2) The holy icons do not need any special prayer or any application of myron (or chrism) because, according to Dositheos (p. 658 of the Dodekavivlos), it is only the Papists (or Roman Catholics) that perpetrate the iniquity of qualifying pictures with certain prayers and devotions. For they boast that the Pope manufactures pictures from pure wax, holy oil, and water of sanctification that he reads marvelous prayers over them, and that because of these special features these pictures perform miracles (just as they lyingly state that Leo III sent such a picture to King Charles of France, and he reverenced it; and that Pope Urban sent another picture to John Paleologos, and this one was honored with a litany in the Church). Do you see that the prayer which is read over holy pictures is a Papal affair, and not Orthodox; and that it is a modern affair, and not an ancient one?

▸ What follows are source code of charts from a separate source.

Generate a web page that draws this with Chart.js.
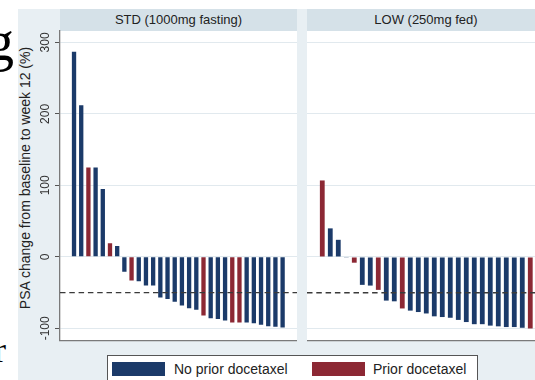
<!DOCTYPE html>
<html>
<head>
<meta charset="utf-8">
<script src="https://cdn.jsdelivr.net/npm/chart.js@4.4.1/dist/chart.umd.min.js"></script>
<style>
html, body { margin: 0; padding: 0; background: #fff; overflow: hidden; }
#wrap { position: relative; width: 535px; height: 380px; overflow: hidden;
        font-family: "Liberation Sans", Arial, sans-serif; color: #222; }
.abs { position: absolute; }
#bg { left: 18px; top: 9px; width: 517px; height: 371px; background: #e8eff3; }
.head { top: 9px; height: 22px; background: #d5e1e8; font-size: 13px; line-height: 22px; text-align: center; }
#ytitle { left: 25px; top: 178px; width: 300px; height: 16px; margin-left: -150px; margin-top: -8px;
          font-size: 14px; line-height: 16px; text-align: center; transform: rotate(-90deg); white-space: nowrap; }
#legend { left: 107px; top: 355px; width: 369px; height: 40px; background: #fff; border: 1px solid #555; }
.sw { top: 362px; width: 53px; height: 14px; }
.lt { top: 362px; font-size: 14px; line-height: 14px; white-space: nowrap; }
.slide { font-family: "Liberation Serif", serif; color: #000; line-height: 1; }
</style>
</head>
<body>
<div id="wrap">
  <div class="abs slide" style="left:-14px;top:13px;font-size:56px;">g</div>
  <div class="abs slide" style="left:-6px;top:332px;font-size:36px;">r</div>
  <div class="abs" id="bg"></div>
  <div class="abs head" id="head0" style="left:60px;width:237px;"></div>
  <div class="abs head" id="head1" style="left:307px;width:238px;"></div>
  <div class="abs" id="ytitle"></div>
  <canvas class="abs" id="stdChart" width="297" height="345" style="left:0;top:0;"></canvas>
  <canvas class="abs" id="lowChart" width="238" height="345" style="left:307px;top:0;"></canvas>
  <div class="abs" id="legend"></div>
</div>
<script>
var panelNames  = ["STD (1000mg fasting)", "LOW (250mg fed)"];
var yTitle      = "PSA change from baseline to week 12 (%)";
var seriesNames = ["No prior docetaxel", "Prior docetaxel"];
var yTicks      = [-100, 0, 100, 200, 300];
var cutoff      = -50;

// best % PSA change per patient, sorted; 1 = prior docetaxel
var stdValues = [287, 212, 125, 125, 95, 19, 15, -21, -33, -34, -40, -40, -57, -59, -63,
                 -68, -72, -74, -82, -86, -87, -89, -92, -92, -92, -93, -95, -97, -98, -99];
var stdPrior  = [0, 0, 1, 0, 0, 1, 0, 0, 1, 0, 0, 0, 0, 0, 0,
                 0, 0, 0, 1, 0, 0, 0, 1, 1, 0, 0, 0, 0, 0, 0];

var lowValues = [107, 40, 24, -1, -8, -39, -40, -46, -61, -62, -72, -75, -77, -79,
                 -83, -84, -85, -88, -91, -94, -94, -96, -97, -98, -98, -99, -100];
var lowPrior  = [1, 0, 0, 0, 1, 0, 0, 1, 0, 0, 1, 0, 0, 0,
                 0, 0, 0, 0, 0, 0, 0, 0, 0, 0, 0, 0, 1];

var BLUE = "#1b3a69";
var RED  = "#8c2834";
var colors = [BLUE, RED];

Chart.defaults.animation = false;
Chart.defaults.font.family = "'Liberation Sans', Arial, sans-serif";

document.getElementById("head0").textContent = panelNames[0];
document.getElementById("head1").textContent = panelNames[1];
document.getElementById("ytitle").textContent = yTitle;

// legend
var leg = document.getElementById("wrap");
var legX = [[112, 174], [312, 373]];
seriesNames.forEach(function (name, i) {
    var sw = document.createElement("div");
    sw.className = "abs sw";
    sw.style.left = legX[i][0] + "px";
    sw.style.background = colors[i];
    leg.appendChild(sw);
    var t = document.createElement("div");
    t.className = "abs lt";
    t.style.left = legX[i][1] + "px";
    t.textContent = name;
    leg.appendChild(t);
});

var panelFill = {
    id: "panelFill",
    beforeDraw: function (chart) {
        var a = chart.chartArea;
        chart.ctx.save();
        chart.ctx.fillStyle = "#fff";
        chart.ctx.fillRect(a.left, a.top, a.right - a.left, a.bottom - a.top);
        chart.ctx.restore();
    }
};

var cutLine = {
    id: "cutLine",
    afterDatasetsDraw: function (chart) {
        var a = chart.chartArea;
        var y = chart.scales.y.getPixelForValue(cutoff);
        var ctx = chart.ctx;
        ctx.save();
        ctx.strokeStyle = "#3a3a3a";
        ctx.lineWidth = 1.3;
        ctx.setLineDash([5.5, 3.8]);
        ctx.beginPath();
        ctx.moveTo(a.left, y);
        ctx.lineTo(a.right, y);
        ctx.stroke();
        ctx.restore();
    }
};

function makeChart(id, values, prior, xmin, xmax, withAxis) {
    var pts = values.map(function (v, i) { return {x: i + 1, y: v}; });
    var cfg = {
        type: "bar",
        data: {
            datasets: [{
                data: pts,
                backgroundColor: prior.map(function (p) { return colors[p]; }),
                borderWidth: 0,
                barPercentage: 0.6,
                categoryPercentage: 1.0
            }]
        },
        options: {
            responsive: false,
            layout: {padding: {top: 31, left: 0, right: 0, bottom: 0}},
            plugins: {legend: {display: false}, tooltip: {enabled: false}},
            scales: {
                x: {
                    type: "linear", min: xmin, max: xmax, offset: false,
                    grid: {display: false, offset: false},
                    border: {display: true, color: "#7a7a7a", width: 1.3},
                    ticks: {display: false},
                    afterFit: function (s) { s.height = 4; }
                },
                y: {
                    min: -117.5, max: 316,
                    afterBuildTicks: function (s) {
                        s.ticks = yTicks.map(function (v) { return {value: v}; });
                    },
                    grid: {color: "#e1e9ee", lineWidth: 1, tickColor: "#555",
                           tickLength: 5, drawTicks: withAxis},
                    border: {display: withAxis, color: "#7a7a7a", width: 1.3},
                    ticks: {display: withAxis, minRotation: 90, maxRotation: 90,
                            crossAlign: "center", padding: -3,
                            color: "#333", font: {size: 12}},
                    afterFit: function (s) { s.width = withAxis ? 60 : 0; }
                }
            }
        },
        plugins: [panelFill, cutLine]
    };
    return new Chart(document.getElementById(id).getContext("2d"), cfg);
}

var stdChart = makeChart("stdChart", stdValues, stdPrior, -0.95, 32.0, true);
var lowChart = makeChart("lowChart", lowValues, lowPrior, -0.91, 28.84, false);
</script>
</body>
</html>
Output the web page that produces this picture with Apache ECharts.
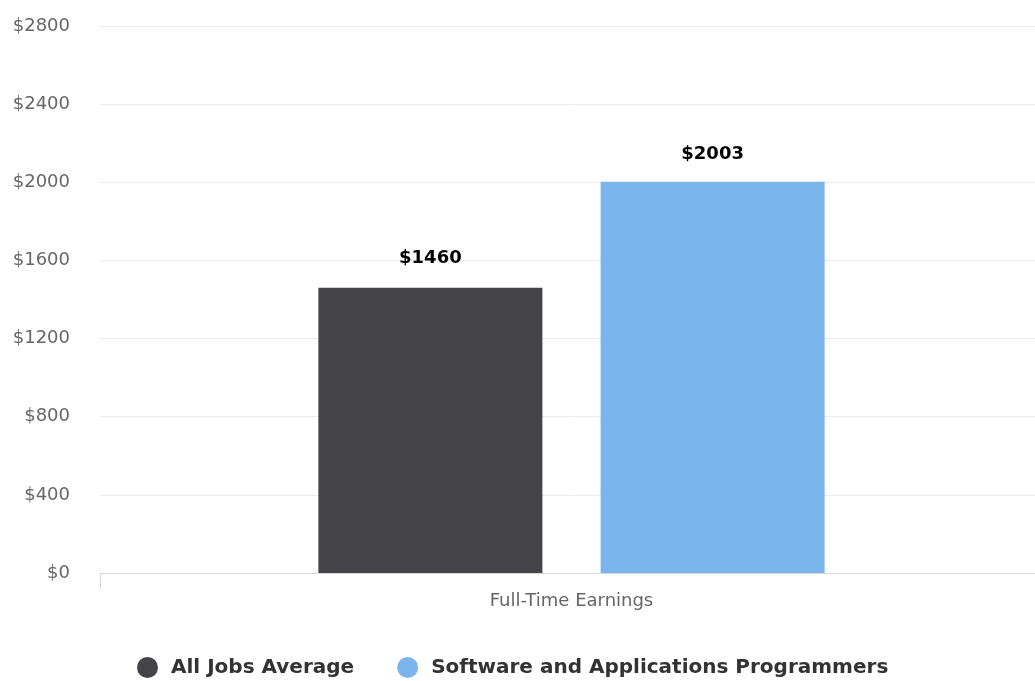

For this reason, no such prayer can be found anywhere in the ancient manuscript Euchologia. In fact, we have noticed that this prayer is not even found in Euchologia printed only a hundred years ago!

3) It becomes evident that holy icons do not need any special prayer or application of myron (i.e. holy oil), because the picture painted on the walls of churches, and their naves and in their aisles, and in general in streets and on doors, and on the sacred vessels are never anointed with myron and never any special prayer said over them, and yet, in spite of this, adoration is paid to them relatively and honorarily by all on account of the likeness they bear to the originals. That is why the erudite Bishop of Campania, Sir Theophilos the Saint did not conceal this truth, but stated in the book which he has just recently produced that the holy icons do not need any anointing with myron nor the saying of any special prayer by a bishop.